Since 1992, astronomers have discovered well over a thousand bodies outside Neptune's orbit, in a region known as the Kuiper belt. Brown and his colleagues have found the largest Kuiper belt objects, including the dwarf planet Eris, which--at 2400 kilometers--is slightly larger than Pluto (ScienceNOW, 27 January 2006), and a strange object called 2003 EL61, which is about two-thirds Pluto's size. 2003 EL61 is shaped like a rugby ball because of its incredibly fast rotation of less than 4 hours. Moreover, it's as dense as basalt, suggesting it has lost most of its low-density icy mantle. These characteristics seemed to hint at a cataclysmic event in the dwarf planet's distant past: A cosmic collision could have broken up 2003 EL61's mantle, set it reeling, and produced the dwarf's two small moons.

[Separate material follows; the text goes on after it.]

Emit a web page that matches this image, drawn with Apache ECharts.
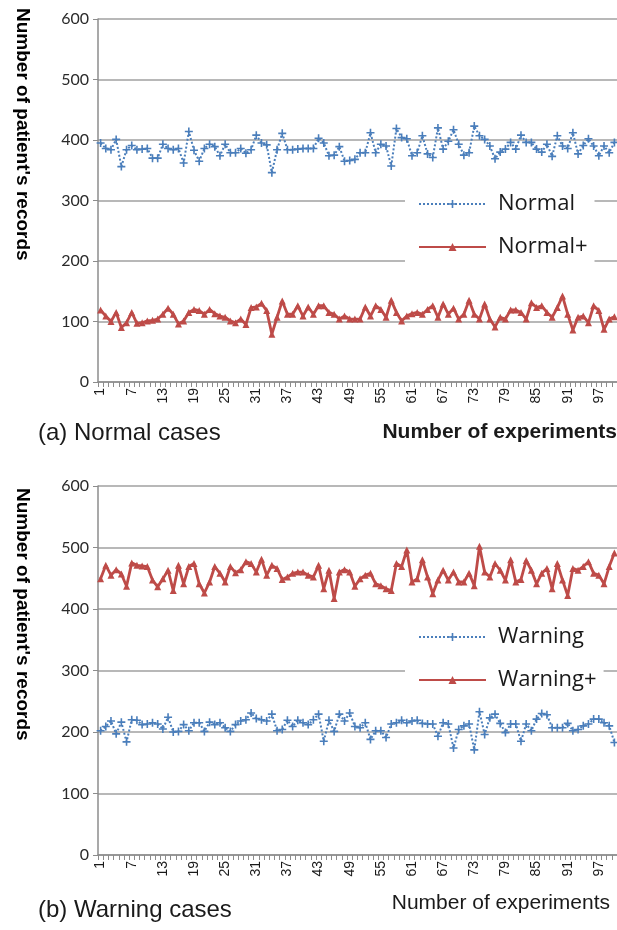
<!DOCTYPE html>
<html><head><meta charset="utf-8">
<script src="https://cdn.jsdelivr.net/npm/echarts@6.0.0/dist/echarts.min.js"></script>
<style>html,body{margin:0;padding:0;background:#fff}#c{width:617px;height:930px}</style>
</head><body><div id="c"></div>
<script>
const experiments = Array.from({length: 100}, (_, i) => String(i + 1));
const normal = [395,386,384,401,356,384,391,384,385,386, 370,370,393,386,384,386,362,414,383,365,
  386,393,389,374,393,379,379,386,378,384, 408,395,392,346,384,411,384,384,385,386,
  386,386,403,395,374,375,389,365,366,368, 379,379,412,379,393,390,357,419,404,402,
  374,379,407,377,371,420,385,398,417,393, 375,379,423,407,401,390,369,380,385,396,
  385,408,396,396,385,380,393,373,407,390, 386,412,377,391,402,390,374,390,379,396];
const normalPlus = [119,109,100,115,90,98,115,97,98,101, 102,104,112,122,112,96,101,115,120,118,
  112,120,113,109,107,101,98,104,95,123, 124,130,118,79,107,134,112,112,126,109,
  124,112,126,126,115,112,104,109,104,104, 104,124,109,126,120,107,135,115,101,109,
  113,115,112,120,126,107,129,112,122,104, 112,135,112,104,129,104,91,107,104,119,
  119,115,104,131,123,126,115,107,123,142, 112,86,107,109,98,126,118,87,104,108];
const warning = [202,209,218,197,216,184,220,219,212,213, 215,213,205,224,200,201,212,202,215,215,
  201,216,212,215,207,201,212,218,220,231, 222,220,218,229,202,204,219,209,219,215,
  212,220,229,185,219,201,229,218,231,209, 207,215,188,202,202,191,213,215,219,215,
  218,219,214,213,213,193,215,213,174,204, 210,213,171,233,196,223,229,214,199,213,
  213,185,213,202,221,230,228,207,207,207, 214,202,204,210,213,221,221,215,210,183];
const warningPlus = [449,471,455,464,457,437,475,471,470,469, 447,436,449,463,430,471,441,469,474,441,
  426,444,469,458,444,469,459,464,477,474, 460,481,455,471,466,448,452,458,460,460,
  455,452,471,433,463,417,460,464,460,437, 449,455,458,441,438,433,430,474,469,496,
  444,449,480,452,425,447,463,447,460,444, 444,458,438,502,460,452,474,463,447,480,
  444,448,479,463,441,458,466,433,474,447, 422,466,463,469,477,458,455,441,469,491];
const seriesNames = ['Normal', 'Normal+', 'Warning', 'Warning+'];
const yTitle = "Number of patient's records";
const xTitle = 'Number of experiments';
const panelTitles = ['(a) Normal cases', '(b) Warning cases'];

const BLUE = '#4A7EBB', RED = '#BE4B48', AX = '#8c8c8c';
const plus = 'path://M4,0 L6,0 L6,4 L10,4 L10,6 L6,6 L6,10 L4,10 L4,6 L0,6 L0,4 L4,4 Z';

function xAxis(g) {
  return { type: 'category', gridIndex: g, data: experiments, boundaryGap: true,
    axisLine: { lineStyle: { color: AX, width: 1.5 } },
    axisTick: { show: true, interval: 0, length: 5, lineStyle: { color: AX } },
    axisLabel: { interval: 5, rotate: 90, fontSize: 14, fontFamily: 'Liberation Sans', color: '#1a1a1a', margin: 6 },
    splitLine: { show: false } };
}
function yAxis(g) {
  return { type: 'value', gridIndex: g, min: 0, max: 600, interval: 100,
    axisLine: { show: true, lineStyle: { color: AX, width: 1.5 } },
    axisTick: { show: true, length: 5, lineStyle: { color: AX } },
    axisLabel: { fontSize: 16, fontFamily: 'Lato', color: '#2a2a2a', margin: 9 },
    splitLine: { lineStyle: { color: '#a0a0a0', width: 1.5 } } };
}
function blueSeries(name, data, g) {
  return { name, type: 'line', xAxisIndex: g, yAxisIndex: g, data, symbol: plus, symbolSize: 8, showAllSymbol: true,
    lineStyle: { type: 'dotted', width: 2, color: BLUE }, itemStyle: { color: BLUE } };
}
function redSeries(name, data, g) {
  return { name, type: 'line', xAxisIndex: g, yAxisIndex: g, data, symbol: 'triangle', symbolSize: 7, showAllSymbol: true,
    lineStyle: { width: 2.8, color: RED }, itemStyle: { color: RED } };
}
function legend(names, top) {
  return { data: names, orient: 'vertical', left: 405, top, itemWidth: 67, itemHeight: 10, itemGap: 19,
    backgroundColor: '#fff', padding: [5, 7, 10, 13],
    textStyle: { fontFamily: 'Open Sans', fontSize: 22, color: '#1a1a1a', lineHeight: 24, padding: [0, 0, 0, 7] } };
}
function vtitle(x, y) {
  return { type: 'text', x, y, rotation: -Math.PI / 2,
    style: { text: yTitle, x: 0, y: 0, align: 'left', verticalAlign: 'middle', font: 'bold 19px "Liberation Sans"', fill: '#000' } };
}
function label(text, x, y, font, align) {
  return { type: 'text', x, y, style: { text, x: 0, y: 0, align: align || 'left', verticalAlign: 'middle', font, fill: '#1a1a1a' } };
}

const chart = echarts.init(document.getElementById('c'), null, { renderer: 'canvas' });
chart.setOption({
  animation: false,
  backgroundColor: '#fff',
  grid: [
    { left: 98, top: 19, width: 519, height: 363 },
    { left: 98, top: 486, width: 519, height: 369 }
  ],
  xAxis: [xAxis(0), xAxis(1)],
  yAxis: [yAxis(0), yAxis(1)],
  legend: [legend([seriesNames[0], seriesNames[1]], 187), legend([seriesNames[2], seriesNames[3]], 620)],
  series: [
    blueSeries(seriesNames[0], normal, 0),
    redSeries(seriesNames[1], normalPlus, 0),
    blueSeries(seriesNames[2], warning, 1),
    redSeries(seriesNames[3], warningPlus, 1)
  ],
  graphic: [
    vtitle(22, 8),
    vtitle(22, 488),
    label(panelTitles[0], 38, 433, '24px "Liberation Sans"'),
    label(xTitle, 617, 432, 'bold 21px "Liberation Sans"', 'right'),
    label(panelTitles[1], 38, 910, '24px "Liberation Sans"'),
    label(xTitle, 610, 903, '21px "Liberation Sans"', 'right')
  ]
});
</script></body></html>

Now, Brown and his colleagues have evidence. In this week's Nature, they report the discovery of five smaller Kuiper belt objects in orbits very similar to the elongated and slanted orbit of 2003 EL61, albeit in other parts of the solar system (see also Science, 27 October 2006, p. 590). Spectroscopic measurements with the 10-meter Keck II telescope at Mauna Kea, Hawaii, reveal that the five bodies (the largest of which is 400 kilometers across) have the same unusual surface properties as 2003 EL61: they all consist of nearly pure water ice crystals. Since the paper was accepted for publication, says Brown, two more fragments have been found. "The total number is probably up in the hundreds or even thousands," he says.

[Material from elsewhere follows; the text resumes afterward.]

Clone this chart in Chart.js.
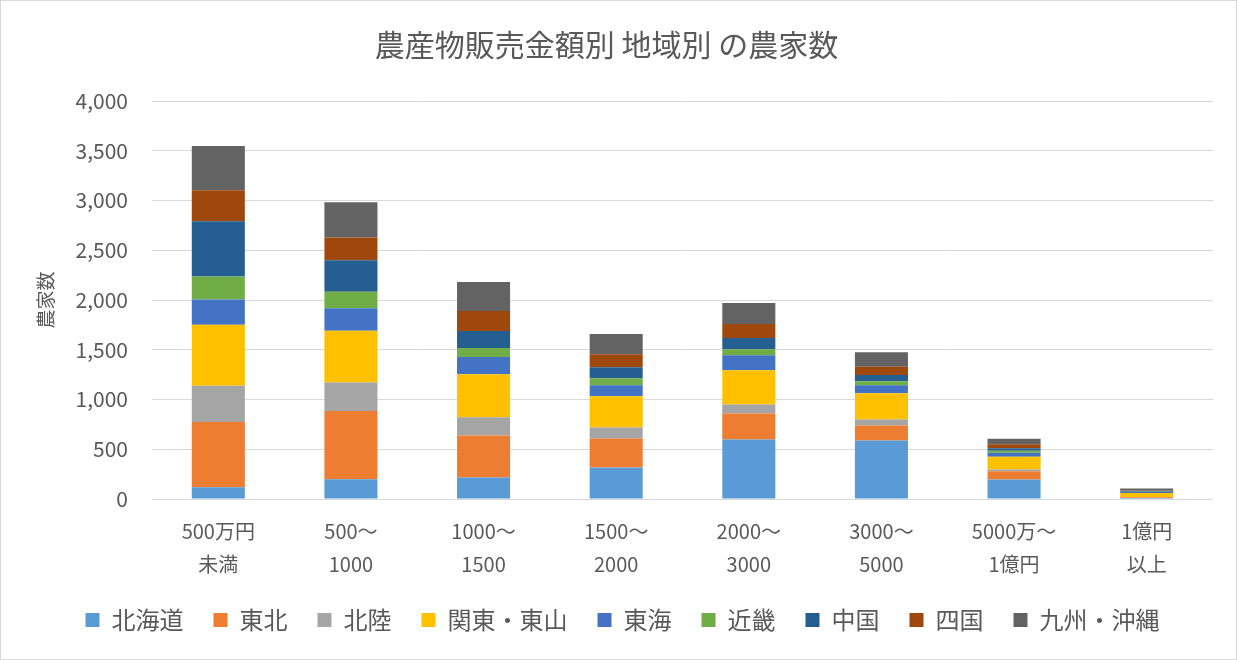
<!DOCTYPE html>
<html>
<head>
<meta charset="utf-8">
<script src="https://cdn.jsdelivr.net/npm/chart.js@4"></script>
<style>
html,body{margin:0;padding:0;background:#fff;}
canvas{display:block;}
</style>
</head>
<body>
<canvas id="c" width="1237" height="660"></canvas>
<script>
const categories = [["500万円","未満"],["500～","1000"],["1000～","1500"],["1500～","2000"],["2000～","3000"],["3000～","5000"],["5000万～","1億円"],["1億円","以上"]];
const regions = ["北海道","東北","北陸","関東・東山","東海","近畿","中国","四国","九州・沖縄"];
const hokkaido = [118, 198, 215, 316, 598, 588, 197, 10];
const tohoku   = [656, 686, 424, 292, 262, 151, 82, 8];
const hokuriku = [363, 286, 182, 111, 91, 61, 17, 3];
const kanto    = [615, 521, 434, 313, 343, 262, 129, 40];
const tokai    = [252, 225, 171, 111, 151, 81, 41, 10];
const kinki    = [232, 168, 91, 71, 61, 40, 20, 3];
const chugoku  = [555, 316, 171, 111, 111, 64, 24, 8];
const shikoku  = [313, 229, 202, 131, 141, 81, 41, 5];
const kyushu   = [444, 353, 292, 202, 212, 148, 54, 18];
const yTicks = [0, 500, 1000, 1500, 2000, 2500, 3000, 3500, 4000];

const seriesValues = [hokkaido, tohoku, hokuriku, kanto, tokai, kinki, chugoku, shikoku, kyushu];
const colors = ["#5B9BD5","#ED7D31","#A5A5A5","#FFC000","#4472C4","#70AD47","#255E91","#9E480E","#636363"];

const FONT = "'Noto Sans CJK JP', 'Noto Sans', sans-serif";
const GREY = "#595959";

const borderPlugin = {
  id: 'outerBorder',
  beforeDraw(chart) {
    const ctx = chart.ctx;
    ctx.save();
    ctx.fillStyle = '#fff';
    ctx.fillRect(0, 0, chart.width, chart.height);
    ctx.strokeStyle = '#d9d9d9';
    ctx.lineWidth = 1;
    ctx.strokeRect(0.5, 0.5, chart.width - 1, chart.height - 1);
    ctx.restore();
  },
  afterLayout(chart) {
    if (chart.legend) {
      chart.legend.left += 16;
      chart.legend.right += 16;
    }
  }
};

new Chart(document.getElementById('c'), {
  type: 'bar',
  data: {
    labels: categories,
    datasets: regions.map((name, i) => ({
      label: name,
      data: seriesValues[i],
      backgroundColor: colors[i],
      borderWidth: 0,
      categoryPercentage: 0.8,
      barPercentage: 0.5
    }))
  },
  plugins: [borderPlugin],
  options: {
    responsive: false,
    devicePixelRatio: 1,
    animation: false,
    layout: { padding: { left: 0, right: 24, top: 0, bottom: 18 } },
    plugins: {
      title: {
        display: true,
        text: '農産物販売金額別 地域別 の農家数',
        color: GREY,
        font: { family: FONT, size: 30, weight: 'normal', lineHeight: 1.2 },
        padding: { top: 27, bottom: 38 }
      },
      legend: {
        position: 'bottom',
        labels: {
          color: GREY,
          font: { family: FONT, size: 24 },
          boxWidth: 14,
          boxHeight: 14,
          padding: 30
        }
      },
      tooltip: { enabled: false }
    },
    scales: {
      x: {
        stacked: true,
        afterFit(scale) { scale.height = 79; },
        grid: { display: false, drawTicks: false },
        border: { display: false },
        ticks: {
          color: GREY,
          font: { family: FONT, size: 20, lineHeight: 1.65 },
          padding: 16,
          maxRotation: 0,
          autoSkip: false
        }
      },
      y: {
        stacked: true,
        min: 0,
        max: 4000,
        afterBuildTicks(scale) { scale.ticks = yTicks.map(v => ({ value: v })); },
        afterFit(scale) { scale.width = 152; },
        grid: { color: '#d9d9d9', lineWidth: 1, drawTicks: false },
        border: { display: false },
        title: {
          display: true,
          text: '農家数',
          color: GREY,
          font: { family: FONT, size: 19 },
          padding: { top: 34, bottom: 0 }
        },
        ticks: {
          color: GREY,
          font: { family: FONT, size: 21 },
          padding: 24,
          callback: (v) => v.toLocaleString('en-US')
        }
      }
    }
  }
});
</script>
</body>
</html>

The find is "very unexpected," says theoretical dynamicist Harold Levison of the Southwest Research Institute in Boulder, Colorado. Even in its early days, when it must have been more populous, the Kuiper belt just didn't contain many large bodies. "The probability of such a collision taking place is almost zero," he says. Because Kuiper belt objects are the leftovers of the formation of the giant planets, the new find will certainly have implications for theories about the early evolution of the solar system, says Levison. For instance, he now believes that the colliding objects may originally have orbited in the so-called scattered disk--a large, distant population of ice dwarfs whose orbits were strongly perturbed by Neptune's gravity.

The bright pure-ice surface of 2003 EL61 and its siblings is also a mystery, says Brown. Given the orbital spread of the fragments, the collision must have taken place billions of years ago. But current wisdom says that icy surfaces turn dark and ruddy in less than 100 million years due to cosmic rays and micrometeoroid impacts in a process known as space weathering. Apparently, this never happened to 2003 EL61 and the smaller chunks. "This shows we don't understand space weathering at all," says Brown.